● **Aim**
Reproduce the data in its entirety, exactly as supplied.

# Material start

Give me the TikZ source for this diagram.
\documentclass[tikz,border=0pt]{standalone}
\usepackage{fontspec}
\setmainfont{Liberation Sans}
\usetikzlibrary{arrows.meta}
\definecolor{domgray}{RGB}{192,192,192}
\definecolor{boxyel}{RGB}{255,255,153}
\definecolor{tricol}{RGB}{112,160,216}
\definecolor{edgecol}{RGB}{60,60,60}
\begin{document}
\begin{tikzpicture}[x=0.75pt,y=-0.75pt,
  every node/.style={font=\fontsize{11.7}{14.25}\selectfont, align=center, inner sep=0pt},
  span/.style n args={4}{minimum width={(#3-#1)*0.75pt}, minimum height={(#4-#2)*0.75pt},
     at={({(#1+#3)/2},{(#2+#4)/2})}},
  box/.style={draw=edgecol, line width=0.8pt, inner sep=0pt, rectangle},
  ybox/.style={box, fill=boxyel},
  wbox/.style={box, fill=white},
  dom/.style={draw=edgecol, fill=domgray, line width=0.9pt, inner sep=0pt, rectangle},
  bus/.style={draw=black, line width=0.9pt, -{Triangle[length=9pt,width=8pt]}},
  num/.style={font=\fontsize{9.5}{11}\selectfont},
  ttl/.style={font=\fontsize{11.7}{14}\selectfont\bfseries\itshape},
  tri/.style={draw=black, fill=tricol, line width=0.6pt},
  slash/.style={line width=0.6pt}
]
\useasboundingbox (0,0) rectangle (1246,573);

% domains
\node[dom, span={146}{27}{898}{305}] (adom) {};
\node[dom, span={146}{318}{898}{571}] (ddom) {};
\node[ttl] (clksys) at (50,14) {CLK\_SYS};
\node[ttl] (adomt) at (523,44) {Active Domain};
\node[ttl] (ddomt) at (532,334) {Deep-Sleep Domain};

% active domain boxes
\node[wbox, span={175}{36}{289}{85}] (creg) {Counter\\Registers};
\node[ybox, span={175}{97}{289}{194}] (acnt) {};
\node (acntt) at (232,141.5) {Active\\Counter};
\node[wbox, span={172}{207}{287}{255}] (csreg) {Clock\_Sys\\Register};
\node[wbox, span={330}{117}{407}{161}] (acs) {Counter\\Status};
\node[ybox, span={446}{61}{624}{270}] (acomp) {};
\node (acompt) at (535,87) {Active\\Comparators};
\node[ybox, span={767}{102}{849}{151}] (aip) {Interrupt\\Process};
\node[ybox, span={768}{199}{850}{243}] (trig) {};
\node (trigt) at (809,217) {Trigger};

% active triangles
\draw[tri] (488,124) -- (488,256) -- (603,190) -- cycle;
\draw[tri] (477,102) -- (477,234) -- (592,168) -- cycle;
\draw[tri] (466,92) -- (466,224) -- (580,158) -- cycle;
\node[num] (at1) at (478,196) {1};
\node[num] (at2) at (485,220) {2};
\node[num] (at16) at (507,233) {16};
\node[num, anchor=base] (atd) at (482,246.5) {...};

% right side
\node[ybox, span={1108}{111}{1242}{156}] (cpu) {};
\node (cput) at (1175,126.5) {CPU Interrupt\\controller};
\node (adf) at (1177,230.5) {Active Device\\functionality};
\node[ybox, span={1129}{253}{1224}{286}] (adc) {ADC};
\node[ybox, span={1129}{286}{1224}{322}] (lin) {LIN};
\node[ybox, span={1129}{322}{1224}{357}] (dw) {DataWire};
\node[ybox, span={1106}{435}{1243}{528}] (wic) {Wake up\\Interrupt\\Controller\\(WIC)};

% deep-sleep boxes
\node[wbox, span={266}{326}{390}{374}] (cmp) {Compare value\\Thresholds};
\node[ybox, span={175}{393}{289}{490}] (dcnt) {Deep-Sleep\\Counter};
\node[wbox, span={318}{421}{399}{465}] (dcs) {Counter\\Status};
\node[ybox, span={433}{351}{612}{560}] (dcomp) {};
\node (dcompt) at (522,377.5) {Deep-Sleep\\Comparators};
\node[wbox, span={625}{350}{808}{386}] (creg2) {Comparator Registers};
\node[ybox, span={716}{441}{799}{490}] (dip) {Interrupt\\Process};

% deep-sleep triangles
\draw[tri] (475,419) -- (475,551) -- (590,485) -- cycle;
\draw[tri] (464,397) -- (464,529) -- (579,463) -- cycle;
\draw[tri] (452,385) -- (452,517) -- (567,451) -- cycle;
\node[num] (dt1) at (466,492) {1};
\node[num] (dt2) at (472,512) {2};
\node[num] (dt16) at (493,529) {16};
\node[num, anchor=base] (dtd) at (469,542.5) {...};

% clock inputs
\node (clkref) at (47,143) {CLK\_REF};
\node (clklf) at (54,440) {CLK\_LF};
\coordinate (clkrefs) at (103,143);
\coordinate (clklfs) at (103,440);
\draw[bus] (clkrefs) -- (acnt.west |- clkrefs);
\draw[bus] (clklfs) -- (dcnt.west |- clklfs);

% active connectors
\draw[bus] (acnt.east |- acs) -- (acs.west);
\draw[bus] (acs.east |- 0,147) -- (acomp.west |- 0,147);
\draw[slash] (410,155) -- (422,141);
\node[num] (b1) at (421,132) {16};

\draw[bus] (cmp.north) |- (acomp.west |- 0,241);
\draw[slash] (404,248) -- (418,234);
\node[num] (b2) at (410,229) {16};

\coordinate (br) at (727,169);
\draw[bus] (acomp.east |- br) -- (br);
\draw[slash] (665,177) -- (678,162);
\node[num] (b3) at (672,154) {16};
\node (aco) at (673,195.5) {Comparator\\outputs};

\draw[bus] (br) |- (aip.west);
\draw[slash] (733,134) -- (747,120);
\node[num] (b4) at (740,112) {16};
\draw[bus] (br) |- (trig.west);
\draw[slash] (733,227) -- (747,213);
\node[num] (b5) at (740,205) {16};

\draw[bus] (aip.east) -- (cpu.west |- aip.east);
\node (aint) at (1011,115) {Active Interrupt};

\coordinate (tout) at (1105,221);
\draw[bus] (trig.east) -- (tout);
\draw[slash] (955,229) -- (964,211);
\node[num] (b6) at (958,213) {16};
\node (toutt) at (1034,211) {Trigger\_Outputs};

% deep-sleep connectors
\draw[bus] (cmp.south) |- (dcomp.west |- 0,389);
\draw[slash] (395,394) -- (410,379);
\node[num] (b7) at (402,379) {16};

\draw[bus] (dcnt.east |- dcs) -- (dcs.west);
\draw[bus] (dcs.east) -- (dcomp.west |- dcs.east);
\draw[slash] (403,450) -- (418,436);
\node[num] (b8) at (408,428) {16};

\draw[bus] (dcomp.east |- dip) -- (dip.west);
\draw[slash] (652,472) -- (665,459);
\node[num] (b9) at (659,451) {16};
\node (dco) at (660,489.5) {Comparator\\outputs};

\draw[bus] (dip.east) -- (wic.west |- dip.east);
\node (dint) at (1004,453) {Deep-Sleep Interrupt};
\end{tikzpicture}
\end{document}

# Material end

● **Solution to the problem**
Give me the TikZ source for this diagram.
\documentclass[tikz,border=0pt]{standalone}
\usepackage{fontspec}
\setmainfont{Liberation Sans}
\usetikzlibrary{arrows.meta}
\definecolor{domgray}{RGB}{192,192,192}
\definecolor{boxyel}{RGB}{255,255,153}
\definecolor{tricol}{RGB}{112,160,216}
\definecolor{edgecol}{RGB}{60,60,60}
\begin{document}
\begin{tikzpicture}[x=0.75pt,y=-0.75pt,
  every node/.style={font=\fontsize{11.7}{14.25}\selectfont, align=center, inner sep=0pt},
  span/.style n args={4}{minimum width={(#3-#1)*0.75pt}, minimum height={(#4-#2)*0.75pt},
     at={({(#1+#3)/2},{(#2+#4)/2})}},
  box/.style={draw=edgecol, line width=0.8pt, inner sep=0pt, rectangle},
  ybox/.style={box, fill=boxyel},
  wbox/.style={box, fill=white},
  dom/.style={draw=edgecol, fill=domgray, line width=0.9pt, inner sep=0pt, rectangle},
  bus/.style={draw=black, line width=0.9pt, -{Triangle[length=9pt,width=8pt]}},
  num/.style={font=\fontsize{9.5}{11}\selectfont},
  ttl/.style={font=\fontsize{11.7}{14}\selectfont\bfseries\itshape},
  tri/.style={draw=black, fill=tricol, line width=0.6pt},
  slash/.style={line width=0.6pt}
]
\useasboundingbox (0,0) rectangle (1246,573);

% domains
\node[dom, span={146}{27}{898}{305}] (adom) {};
\node[dom, span={146}{318}{898}{571}] (ddom) {};
\node[ttl] (clksys) at (50,14) {CLK\_SYS};
\node[ttl] (adomt) at (523,44) {Active Domain};
\node[ttl] (ddomt) at (532,334) {Deep-Sleep Domain};

% active domain boxes
\node[wbox, span={175}{36}{289}{85}] (creg) {Counter\\Registers};
\node[ybox, span={175}{97}{289}{194}] (acnt) {};
\node (acntt) at (232,141.5) {Active\\Counter};
\node[wbox, span={172}{207}{287}{255}] (csreg) {Clock\_Sys\\Register};
\node[wbox, span={330}{117}{407}{161}] (acs) {Counter\\Status};
\node[ybox, span={446}{61}{624}{270}] (acomp) {};
\node (acompt) at (535,87) {Active\\Comparators};
\node[ybox, span={767}{102}{849}{151}] (aip) {Interrupt\\Process};
\node[ybox, span={768}{199}{850}{243}] (trig) {};
\node (trigt) at (809,217) {Trigger};

% active triangles
\draw[tri] (488,124) -- (488,256) -- (603,190) -- cycle;
\draw[tri] (477,102) -- (477,234) -- (592,168) -- cycle;
\draw[tri] (466,92) -- (466,224) -- (580,158) -- cycle;
\node[num] (at1) at (478,196) {1};
\node[num] (at2) at (485,220) {2};
\node[num] (at16) at (507,233) {16};
\node[num, anchor=base] (atd) at (482,246.5) {...};

% right side
\node[ybox, span={1108}{111}{1242}{156}] (cpu) {};
\node (cput) at (1175,126.5) {CPU Interrupt\\controller};
\node (adf) at (1177,230.5) {Active Device\\functionality};
\node[ybox, span={1129}{253}{1224}{286}] (adc) {ADC};
\node[ybox, span={1129}{286}{1224}{322}] (lin) {LIN};
\node[ybox, span={1129}{322}{1224}{357}] (dw) {DataWire};
\node[ybox, span={1106}{435}{1243}{528}] (wic) {Wake up\\Interrupt\\Controller\\(WIC)};

% deep-sleep boxes
\node[wbox, span={266}{326}{390}{374}] (cmp) {Compare value\\Thresholds};
\node[ybox, span={175}{393}{289}{490}] (dcnt) {Deep-Sleep\\Counter};
\node[wbox, span={318}{421}{399}{465}] (dcs) {Counter\\Status};
\node[ybox, span={433}{351}{612}{560}] (dcomp) {};
\node (dcompt) at (522,377.5) {Deep-Sleep\\Comparators};
\node[wbox, span={625}{350}{808}{386}] (creg2) {Comparator Registers};
\node[ybox, span={716}{441}{799}{490}] (dip) {Interrupt\\Process};

% deep-sleep triangles
\draw[tri] (475,419) -- (475,551) -- (590,485) -- cycle;
\draw[tri] (464,397) -- (464,529) -- (579,463) -- cycle;
\draw[tri] (452,385) -- (452,517) -- (567,451) -- cycle;
\node[num] (dt1) at (466,492) {1};
\node[num] (dt2) at (472,512) {2};
\node[num] (dt16) at (493,529) {16};
\node[num, anchor=base] (dtd) at (469,542.5) {...};

% clock inputs
\node (clkref) at (47,143) {CLK\_REF};
\node (clklf) at (54,440) {CLK\_LF};
\coordinate (clkrefs) at (103,143);
\coordinate (clklfs) at (103,440);
\draw[bus] (clkrefs) -- (acnt.west |- clkrefs);
\draw[bus] (clklfs) -- (dcnt.west |- clklfs);

% active connectors
\draw[bus] (acnt.east |- acs) -- (acs.west);
\draw[bus] (acs.east |- 0,147) -- (acomp.west |- 0,147);
\draw[slash] (410,155) -- (422,141);
\node[num] (b1) at (421,132) {16};

\draw[bus] (cmp.north) |- (acomp.west |- 0,241);
\draw[slash] (404,248) -- (418,234);
\node[num] (b2) at (410,229) {16};

\coordinate (br) at (727,169);
\draw[bus] (acomp.east |- br) -- (br);
\draw[slash] (665,177) -- (678,162);
\node[num] (b3) at (672,154) {16};
\node (aco) at (673,195.5) {Comparator\\outputs};

\draw[bus] (br) |- (aip.west);
\draw[slash] (733,134) -- (747,120);
\node[num] (b4) at (740,112) {16};
\draw[bus] (br) |- (trig.west);
\draw[slash] (733,227) -- (747,213);
\node[num] (b5) at (740,205) {16};

\draw[bus] (aip.east) -- (cpu.west |- aip.east);
\node (aint) at (1011,115) {Active Interrupt};

\coordinate (tout) at (1105,221);
\draw[bus] (trig.east) -- (tout);
\draw[slash] (955,229) -- (964,211);
\node[num] (b6) at (958,213) {16};
\node (toutt) at (1034,211) {Trigger\_Outputs};

% deep-sleep connectors
\draw[bus] (cmp.south) |- (dcomp.west |- 0,389);
\draw[slash] (395,394) -- (410,379);
\node[num] (b7) at (402,379) {16};

\draw[bus] (dcnt.east |- dcs) -- (dcs.west);
\draw[bus] (dcs.east) -- (dcomp.west |- dcs.east);
\draw[slash] (403,450) -- (418,436);
\node[num] (b8) at (408,428) {16};

\draw[bus] (dcomp.east |- dip) -- (dip.west);
\draw[slash] (652,472) -- (665,459);
\node[num] (b9) at (659,451) {16};
\node (dco) at (660,489.5) {Comparator\\outputs};

\draw[bus] (dip.east) -- (wic.west |- dip.east);
\node (dint) at (1004,453) {Deep-Sleep Interrupt};
\end{tikzpicture}
\end{document}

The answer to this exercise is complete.